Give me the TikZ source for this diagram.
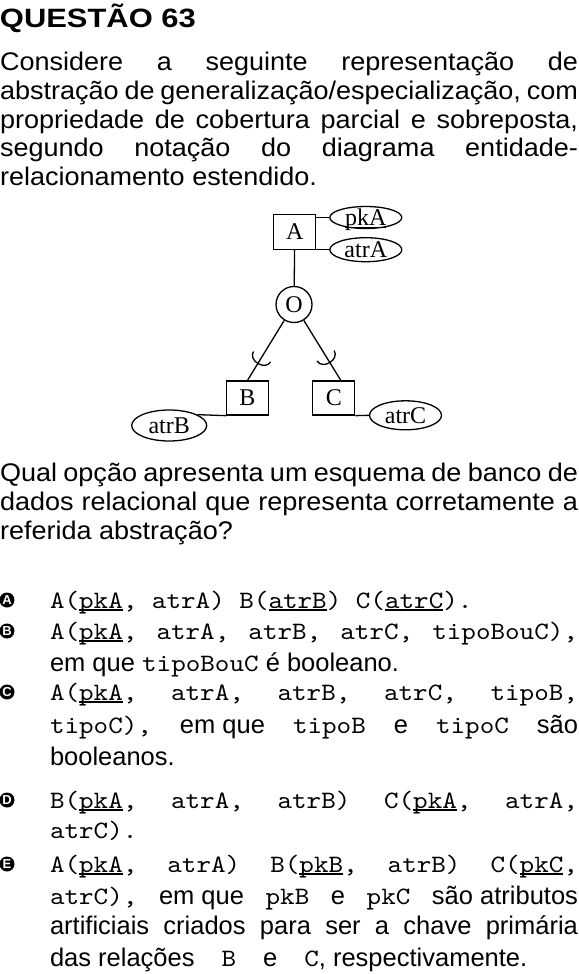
\documentclass[tikz,border=0pt]{standalone}
\usepackage{fontspec}
\usepackage{graphicx}
\setmainfont{Liberation Sans}[FakeStretch=1.06]
\newfontfamily\optfont{Liberation Sans}
\newfontfamily\codefont{lmmono10-regular.otf}[FakeStretch=1.11]
\newfontfamily\dfont{Liberation Serif}
\usetikzlibrary{shapes.geometric,calc}
\newcommand\myul[1]{\setbox0=\hbox{#1}\rlap{\rule[-2.6pt]{\wd0}{1.2pt}}\box0}
\newcommand\mcode[1]{{\codefont\fontsize{25}{28}\selectfont #1}}
\newcommand\jgap{\hspace{0pt plus 1fill}}
\begin{document}
\begin{tikzpicture}[x=1pt,y=-1pt,
  txt/.style={anchor=base west,inner sep=0pt,outer sep=0pt,font=\fontsize{25.5}{28.7}\selectfont},
  otxt/.style={anchor=base west,inner sep=0pt,outer sep=0pt,font=\optfont\fontsize{25.5}{28.7}\selectfont},
  optlbl/.style={circle,fill=black,text=white,inner sep=0pt,minimum size=15pt,font=\optfont\fontsize{13}{13}\selectfont\bfseries},
  ent/.style={draw,line width=1.3pt,rectangle,inner sep=0pt,minimum width=42pt,minimum height=35pt,font=\dfont\fontsize{24}{24}\selectfont},
  attr/.style={draw,line width=1.3pt,ellipse,inner sep=0pt},
  alabel/.style={font=\dfont\fontsize{24}{24}\selectfont,inner sep=0pt},
  conn/.style={line width=1.3pt},
]
\useasboundingbox[fill=white] (0,0) rectangle (578,974);

% title
\node[txt] (title) at (0,28) {\scalebox{1.1}[1]{\fontsize{26.5}{28}\selectfont\bfseries QUESTÃO 63}};

% statement
\node[txt] (s1) at (0,70.7) {\makebox[578pt][l]{Considere\jgap a\jgap seguinte\jgap representação\jgap de}};
\node[txt] (s2) at (0,99.4) {\makebox[578pt][l]{abstração\jgap de\jgap generalização/especialização,\jgap com}};
\node[txt] (s3) at (0,128.1) {\makebox[578pt][l]{propriedade\jgap de\jgap cobertura\jgap parcial\jgap e\jgap sobreposta,}};
\node[txt] (s4) at (0,156.8) {\makebox[578pt][l]{segundo\jgap notação\jgap do\jgap diagrama\jgap entidade-}};
\node[txt] (s5) at (0,185.5) {relacionamento estendido.};

% diagram
\node[ent] (A) at (294.8,231.8) {A};
\node[attr,minimum width=72pt,minimum height=22pt,label={[alabel,yshift=-2pt]center:\myul{pkA}}] (pkA) at (365.8,217.5) {};
\node[attr,minimum width=72pt,minimum height=24pt,label={[alabel]center:atrA}] (atrA) at (365.8,249.7) {};
\node[circle,draw,line width=1.3pt,minimum size=36pt,inner sep=0pt,font=\dfont\fontsize{24}{24}\selectfont] (O) at (294,304.5) {O};
\node[ent,minimum height=34pt] (B) at (247.5,398) {B};
\node[ent,minimum height=34pt] (C) at (333.8,398) {C};
\node[attr,minimum width=75pt,minimum height=31pt,label={[alabel]center:atrB}] (atrB) at (169.2,425.5) {};
\node[attr,minimum width=72pt,minimum height=29pt,label={[alabel]center:atrC}] (atrC) at (405.5,415.3) {};

\draw[conn] (A) -- (O);
\draw[conn] (pkA.west) -- (pkA.west -| A.east);
\draw[conn] (atrA.west) -- (atrA.west -| A.east);
\coordinate (ct) at ($(C.north)+(7,0)$);
\draw[conn] (O) -- (B.north);
\draw[conn] (O) -- (ct);
\coordinate (b1) at ($(O.center)!0.688!(B.north)$);
\coordinate (b2) at ($(O.center)!0.807!(B.north)$);
\draw[conn] ($(b1)!10pt!90:(B.north)$) .. controls ($(b2)!10pt!90:(B.north)$) and ($(b2)!10pt!-90:(B.north)$) .. ($(b1)!10pt!-90:(B.north)$);
\coordinate (c1) at ($(O.center)!0.676!(ct)$);
\coordinate (c2) at ($(O.center)!0.795!(ct)$);
\draw[conn] ($(c1)!10pt!90:(ct)$) .. controls ($(c2)!10pt!90:(ct)$) and ($(c2)!10pt!-90:(ct)$) .. ($(c1)!10pt!-90:(ct)$);
\draw[conn] (B.south west) -- (atrB.21);
\draw[conn] (C.south east) -- (atrC.west);

% question
\node[txt] (q1) at (0,481.7) {\makebox[578pt][l]{Qual\jgap opção\jgap apresenta\jgap um\jgap esquema\jgap de\jgap banco\jgap de}};
\node[txt] (q2) at (0,510.5) {\makebox[578pt][l]{dados\jgap relacional\jgap que\jgap representa\jgap corretamente\jgap a}};
\node[txt] (q3) at (0,539.2) {referida abstração?};

% options
\node[optlbl] (la) at (7,600) {A};
\node[otxt] (a1) at (50,608) {\mcode{A(\myul{pkA}, atrA) B(\myul{atrB}) C(\myul{atrC}).}};

\node[optlbl] (lb) at (7,631) {B};
\node[otxt] (b1t) at (50,639) {\makebox[528pt][l]{\mcode{A(\myul{pkA},}\jgap\mcode{atrA,}\jgap\mcode{atrB,}\jgap\mcode{atrC,}\jgap\mcode{tipoBouC),}}};
\node[otxt] (b2t) at (50,671) {em que \mcode{tipoBouC} é booleano.};

\node[optlbl] (lc) at (7,692) {C};
\node[otxt] (c1t) at (50,700) {\makebox[528pt][l]{\mcode{A(\myul{pkA},}\jgap\mcode{atrA,}\jgap\mcode{atrB,}\jgap\mcode{atrC,}\jgap\mcode{tipoB,}}};
\node[otxt] (c2t) at (50,733) {\makebox[528pt][l]{\mcode{tipoC),}\jgap em que\jgap\mcode{tipoB}\jgap e\jgap\mcode{tipoC}\jgap são}};
\node[otxt] (c3t) at (50,765) {booleanos.};

\node[optlbl] (ld) at (7,800) {D};
\node[otxt] (d1t) at (50,808) {\makebox[528pt][l]{\mcode{B(\myul{pkA},}\jgap\mcode{atrA,}\jgap\mcode{atrB)}\jgap\mcode{C(\myul{pkA},}\jgap\mcode{atrA,}}};
\node[otxt] (d2t) at (50,838) {\mcode{atrC).}};

\node[optlbl] (le) at (7,864) {E};
\node[otxt] (e1t) at (50,872) {\makebox[528pt][l]{\mcode{A(\myul{pkA},}\jgap\mcode{atrA)}\jgap\mcode{B(\myul{pkB},}\jgap\mcode{atrB)}\jgap\mcode{C(\myul{pkC},}}};
\node[otxt] (e2t) at (50,904) {\makebox[528pt][l]{\mcode{atrC),}\jgap em que\jgap\mcode{pkB}\jgap e\jgap\mcode{pkC}\jgap são atributos}};
\node[otxt] (e3t) at (50,934) {\makebox[528pt][l]{artificiais\jgap criados\jgap para\jgap ser\jgap a\jgap chave\jgap primária}};
\node[otxt] (e4t) at (50,966) {das relações\hspace{27pt}\mcode{B}\hspace{27pt}e\hspace{27pt}\mcode{C}, respectivamente.};
\end{tikzpicture}
\end{document}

___

• AIM OF THE TASK
The lines from the start of the data through the line that contains "(s5) at (0,185.5)" are to be returned exactly, please, with both ends included and every picture left out.

• EXPECTED OUTPUT
Give me the TikZ source for this diagram.
\documentclass[tikz,border=0pt]{standalone}
\usepackage{fontspec}
\usepackage{graphicx}
\setmainfont{Liberation Sans}[FakeStretch=1.06]
\newfontfamily\optfont{Liberation Sans}
\newfontfamily\codefont{lmmono10-regular.otf}[FakeStretch=1.11]
\newfontfamily\dfont{Liberation Serif}
\usetikzlibrary{shapes.geometric,calc}
\newcommand\myul[1]{\setbox0=\hbox{#1}\rlap{\rule[-2.6pt]{\wd0}{1.2pt}}\box0}
\newcommand\mcode[1]{{\codefont\fontsize{25}{28}\selectfont #1}}
\newcommand\jgap{\hspace{0pt plus 1fill}}
\begin{document}
\begin{tikzpicture}[x=1pt,y=-1pt,
  txt/.style={anchor=base west,inner sep=0pt,outer sep=0pt,font=\fontsize{25.5}{28.7}\selectfont},
  otxt/.style={anchor=base west,inner sep=0pt,outer sep=0pt,font=\optfont\fontsize{25.5}{28.7}\selectfont},
  optlbl/.style={circle,fill=black,text=white,inner sep=0pt,minimum size=15pt,font=\optfont\fontsize{13}{13}\selectfont\bfseries},
  ent/.style={draw,line width=1.3pt,rectangle,inner sep=0pt,minimum width=42pt,minimum height=35pt,font=\dfont\fontsize{24}{24}\selectfont},
  attr/.style={draw,line width=1.3pt,ellipse,inner sep=0pt},
  alabel/.style={font=\dfont\fontsize{24}{24}\selectfont,inner sep=0pt},
  conn/.style={line width=1.3pt},
]
\useasboundingbox[fill=white] (0,0) rectangle (578,974);

% title
\node[txt] (title) at (0,28) {\scalebox{1.1}[1]{\fontsize{26.5}{28}\selectfont\bfseries QUESTÃO 63}};

% statement
\node[txt] (s1) at (0,70.7) {\makebox[578pt][l]{Considere\jgap a\jgap seguinte\jgap representação\jgap de}};
\node[txt] (s2) at (0,99.4) {\makebox[578pt][l]{abstração\jgap de\jgap generalização/especialização,\jgap com}};
\node[txt] (s3) at (0,128.1) {\makebox[578pt][l]{propriedade\jgap de\jgap cobertura\jgap parcial\jgap e\jgap sobreposta,}};
\node[txt] (s4) at (0,156.8) {\makebox[578pt][l]{segundo\jgap notação\jgap do\jgap diagrama\jgap entidade-}};
\node[txt] (s5) at (0,185.5) {relacionamento estendido.};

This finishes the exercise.